*Brief:*
Every line below that contains "source" is to be copied.

*Task data:*
* * * * * * * * *
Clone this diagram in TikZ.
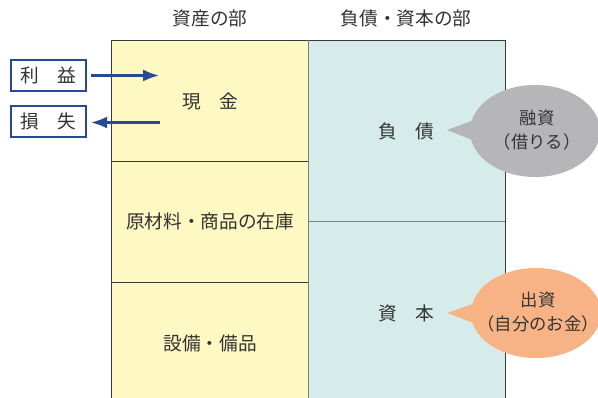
\documentclass[tikz,border=0pt]{standalone}
\usepackage{fontspec}
\setmainfont{Noto Sans CJK JP}
\usetikzlibrary{arrows.meta}
\definecolor{txt}{HTML}{333333}
\definecolor{yel}{HTML}{FEF8C2}
\definecolor{cya}{HTML}{D6ECEA}
\definecolor{bord}{HTML}{3A3A3A}
\definecolor{blu}{HTML}{2A4896}
\definecolor{gry}{HTML}{B6B6B8}
\definecolor{ora}{HTML}{F7B386}
\begin{document}
\begin{tikzpicture}[x=0.75pt,y=-0.75pt,
  lbl/.style={text=txt,font=\fontsize{14}{18}\selectfont,inner sep=0pt,align=center},
  blbl/.style={text=txt,font=\fontsize{13}{18}\selectfont,inner sep=0pt,align=center},
  bluebox/.style={draw=blu,line width=1.6pt,fill=white,minimum width=56.25pt,minimum height=23.25pt,inner sep=0pt,text=txt,font=\fontsize{14}{16}\selectfont},
  arr/.style={draw=blu,line width=1.6pt,-{Latex[length=12pt,width=9pt]}},
  sep/.style={draw=bord,line width=0.6pt}]
\useasboundingbox (0,0) rectangle (598,398);
% columns
\fill[yel] (111,40) rectangle (308,398);
\fill[cya] (308,40) rectangle (505,398);
\draw[sep] (111,398) -- (111,40) -- (505,40) -- (505,398);
\draw[sep,draw=gray] (308,40) -- (308,398);
\draw[sep] (111,161) -- (308,161);
\draw[sep] (111,282) -- (308,282);
\draw[sep,draw=gray] (308,221) -- (505,221);
% headers
\node[lbl] (h1) at (210,18) {資産の部};
\node[lbl] (h2) at (406,18) {負債・資本の部};
% cells
\node[lbl] (cash) at (210,101) {現　金};
\node[lbl] (inv) at (210,221) {原材料・商品の在庫};
\node[lbl] (eq) at (210,343) {設備・備品};
\node[lbl] (debt) at (406,131) {負　債};
\node[lbl] (cap) at (406,313) {資　本};
% boxes
\node[bluebox] (profit) at (48.5,75.5) {利　益};
\node[bluebox] (loss) at (48.5,121.5) {損　失};
\coordinate (pend) at (159,75.5);
\coordinate (lstart) at (160,122.5);
\draw[arr] ([xshift=3pt]profit.east) -- (pend);
\draw[arr] (lstart) -- ([xshift=3pt,yshift=-0.75pt]loss.east);
% bubbles
\fill[gry] (535,131) ellipse [x radius=65, y radius=46];
\fill[gry] (447,130) -- (485,116) -- (485,145) -- cycle;
\node[blbl] (b1) at (537,130) {融資\\（借りる）};
\fill[ora] (536,313) ellipse [x radius=65, y radius=45];
\fill[ora] (447,313) -- (487,299) -- (487,328) -- cycle;
\node[blbl] (b2) at (538,312) {出資\\（自分のお金）};
\end{tikzpicture}
\end{document}
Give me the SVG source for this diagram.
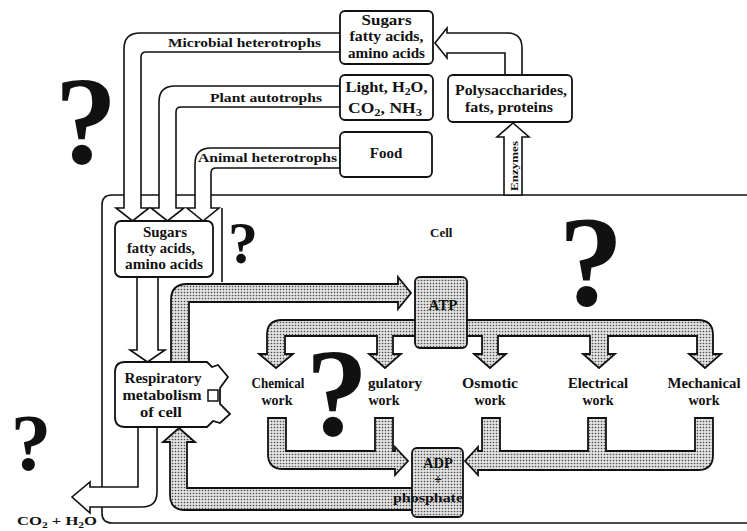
<svg xmlns="http://www.w3.org/2000/svg" width="747" height="531" viewBox="0 0 747 531">
<defs>
<pattern id="dots" width="3" height="3" patternUnits="userSpaceOnUse"><rect width="3" height="3" fill="#e0e0e0"/><circle cx="1.5" cy="1.5" r="0.8" fill="#4a4a4a"/></pattern>
<style>
.ln{fill:none;stroke:#111;stroke-width:1.6}
.box{fill:#fff;stroke:#111;stroke-width:1.8}
.hol{fill:#fff;stroke:#111;stroke-width:1.6;stroke-linejoin:miter}
.stp{fill:url(#dots);stroke:#111;stroke-width:1.8;stroke-linejoin:miter}
text{font-family:"Liberation Serif","Times New Roman",serif;font-weight:bold;fill:#111}
.t{font-size:14px;text-anchor:middle}
.s{font-size:13px}
.q{font-family:"Liberation Serif","Times New Roman",serif;font-weight:bold;text-anchor:middle}
</style>
</defs>
<rect width="747" height="531" fill="#fff"/>

<g id="cell-membrane">
<path class="ln" d="M747,195 L112,195 Q102,195 102,205 L102,513 Q102,523 112,523 L747,523"/>
<path class="ln" d="M222,208 L222,282"/>
<text x="430" y="237" class="s">Cell</text>
</g>

<g id="connectors">
<!-- feeding arrows -->
<path class="hol" d="M340,33 L140,33 Q124,33 124,49 L124,208 L116,208 L132.5,221 L149,208 L141,208 L141,57 Q141,52 146,52 L340,52 Z"/>
<path class="hol" d="M340,86 L175,86 Q159,86 159,102 L159,208 L151,208 L167.5,221 L184,208 L176,208 L176,112 Q176,107 181,107 L340,107 Z"/>
<path class="hol" d="M340,148 L211,148 Q195,148 195,164 L195,208 L187,208 L203,221 L219,208 L211,208 L211,173 Q211,168 216,168 L340,168 Z"/>
<text x="168" y="47" class="s" textLength="153" lengthAdjust="spacingAndGlyphs">Microbial heterotrophs</text>
<text x="210" y="102" class="s" textLength="112" lengthAdjust="spacingAndGlyphs">Plant autotrophs</text>
<text x="198" y="162" class="s" textLength="139" lengthAdjust="spacingAndGlyphs">Animal heterotrophs</text>
<!-- polysaccharides to sugars -->
<path class="hol" d="M505,75 L505,53 L447,53 L447,58 L435,43 L447,28 L447,33 L507,33 Q522,33 522,48 L522,75 Z"/>
<!-- enzymes -->
<path class="hol" d="M504,195 L504,137 L497,137 L513,123 L529,137 L522,137 L522,195 Z"/>
<text transform="translate(518,191) rotate(-90)" style="font-size:10px" textLength="50" lengthAdjust="spacingAndGlyphs">Enzymes</text>
<!-- sugars to respiratory -->
<path class="hol" d="M137,277 L137,350 L130,350 L147.5,362 L165,350 L158,350 L158,277 Z"/>
<!-- CO2 output -->
<path class="hol" d="M138,427 L138,487 L90,487 L90,482 L72,497 L90,513 L90,507 L142,507 Q157,507 157,492 L157,427 Z"/>
<text x="17" y="525" style="font-size:13px" textLength="80" lengthAdjust="spacingAndGlyphs">CO<tspan style="font-size:9px" dy="3">2</tspan><tspan dy="-3"> + H</tspan><tspan style="font-size:9px" dy="3">2</tspan><tspan dy="-3">O</tspan></text>
<!-- respiratory to ATP -->
<path class="stp" d="M171,362 L171,300 Q171,284 187,284 L398,284 L398,277 L411,293 L398,309 L398,302 L189,302 L189,362 Z"/>
<!-- ATP distribution -->
<path class="stp" d="M267,354 L267,335 Q267,320 282,320 L698,320 Q713,320 713,335 L713,354 L721,354 L705,368 L689,354 L697,354 L697,336 L608,336 L608,354 L615,354 L599,368 L583,354 L590,354 L590,336 L498,336 L498,354 L506,354 L490,368 L474,354 L482,354 L482,336 L393,336 L393,354 L401,354 L385,368 L369,354 L377,354 L377,336 L285,336 L285,354 L293,354 L276,368 L259,354 Z"/>
<!-- returns to ADP -->
<path class="stp" d="M268,418 L286,418 L286,451 L375,451 L375,418 L393,418 L393,451 L395,451 L395,447 L408,461 L395,475 L395,469 L283,469 Q268,469 268,454 Z"/>
<path class="stp" d="M713,418 L713,455 Q713,470 698,470 L478,470 L478,475 L465,461 L478,447 L478,451 L482,451 L482,418 L500,418 L500,451 L588,451 L588,418 L606,418 L606,451 L695,451 L695,418 Z"/>
<!-- ADP back to respiratory -->
<path class="stp" d="M413,488 L187,488 L187,442 L195,442 L179,428 L163,442 L170,442 L170,495 Q170,510 185,510 L413,510 Z"/>
</g>

<g id="sugars-source">
<rect class="box" x="340" y="11" width="93" height="53" rx="5"/>
<text x="386.5" y="25" class="t" textLength="50" lengthAdjust="spacingAndGlyphs">Sugars</text>
<text x="386.5" y="41" class="t" textLength="74" lengthAdjust="spacingAndGlyphs">fatty acids,</text>
<text x="386.5" y="58" class="t" textLength="77" lengthAdjust="spacingAndGlyphs">amino acids</text>
</g>
<g id="light">
<rect class="box" x="340" y="75" width="93" height="45" rx="5"/>
<text x="386.5" y="92" class="t" textLength="82" lengthAdjust="spacingAndGlyphs">Light, H<tspan style="font-size:10px" dy="3">2</tspan><tspan dy="-3">O,</tspan></text>
<text x="385" y="113" class="t" textLength="74" lengthAdjust="spacingAndGlyphs">CO<tspan style="font-size:10px" dy="3">2</tspan><tspan dy="-3">, NH</tspan><tspan style="font-size:10px" dy="3">3</tspan></text>
</g>
<g id="food">
<rect class="box" x="340" y="132" width="92" height="45" rx="5"/>
<text x="386" y="158" class="t" style="font-size:15px">Food</text>
</g>
<g id="polysaccharides">
<rect class="box" x="448" y="75" width="124" height="47" rx="5"/>
<text x="511" y="95" class="t" textLength="112" lengthAdjust="spacingAndGlyphs">Polysaccharides,</text>
<text x="509" y="112" class="t" textLength="88" lengthAdjust="spacingAndGlyphs">fats, proteins</text>
</g>
<g id="sugars-cell">
<rect class="box" x="115" y="221" width="98" height="56" rx="6"/>
<text x="165" y="237" class="t" textLength="44" lengthAdjust="spacingAndGlyphs">Sugars</text>
<text x="161" y="253" class="t" textLength="68" lengthAdjust="spacingAndGlyphs">fatty acids,</text>
<text x="164" y="269" class="t" textLength="78" lengthAdjust="spacingAndGlyphs">amino acids</text>
</g>
<g id="respiratory">
<path class="box" d="M125,362 L207,362 L212,367 L218,365 L228,377 L220,388 L220,404 L230,414 L220,423 L213,421 L207,427 L125,427 Q115,427 115,417 L115,372 Q115,362 125,362 Z"/>
<rect class="box" x="208" y="390" width="10" height="11" style="stroke-width:1.5"/>
<text x="163" y="383" class="t" textLength="77" lengthAdjust="spacingAndGlyphs">Respiratory</text>
<text x="162" y="400" class="t" textLength="79" lengthAdjust="spacingAndGlyphs">metabolism</text>
<text x="161" y="417" class="t" textLength="42" lengthAdjust="spacingAndGlyphs">of cell</text>
</g>
<g id="atp">
<rect class="stp" x="415" y="277" width="52" height="71" rx="5"/>
<text x="443" y="310" class="t" style="font-size:15px">ATP</text>
</g>
<g id="adp">
<rect class="stp" x="412" y="448" width="51" height="69" rx="5"/>
<text x="438" y="468" class="t" style="font-size:14.5px">ADP</text>
<text x="438" y="484" class="t">+</text>
<text x="393" y="502" class="s" textLength="70" lengthAdjust="spacingAndGlyphs">phosphate</text>
</g>
<g id="work-labels">
<text x="278" y="388" class="t" textLength="53" lengthAdjust="spacingAndGlyphs">Chemical</text>
<text x="277" y="405" class="t">work</text>
<text x="368" y="388" class="s" style="font-size:14px" textLength="54" lengthAdjust="spacingAndGlyphs">gulatory</text>
<text x="384" y="405" class="t">work</text>
<text x="490" y="388" class="t" textLength="56" lengthAdjust="spacingAndGlyphs">Osmotic</text>
<text x="490" y="405" class="t">work</text>
<text x="598" y="388" class="t" textLength="60" lengthAdjust="spacingAndGlyphs">Electrical</text>
<text x="598" y="405" class="t">work</text>
<text x="704" y="388" class="t" textLength="73" lengthAdjust="spacingAndGlyphs">Mechanical</text>
<text x="704" y="405" class="t">work</text>
</g>
<g id="question-marks">
<text class="q" x="86" y="163" style="font-size:125px">?</text>
<text class="q" x="243" y="263" style="font-size:60px">?</text>
<text class="q" x="591" y="305" style="font-size:130px">?</text>
<text class="q" x="337" y="435" style="font-size:125px">?</text>
<text class="q" x="31" y="470" style="font-size:81px">?</text>
</g>
</svg>
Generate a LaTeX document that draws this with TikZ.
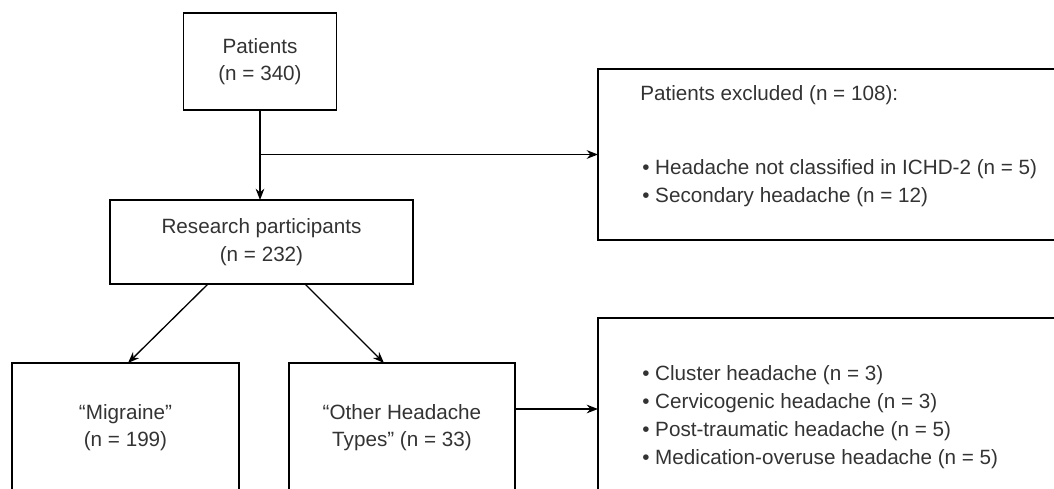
* * * * * * * * *
*Answer:*
Give me the SVG source for this diagram.
<g id="sugars-source">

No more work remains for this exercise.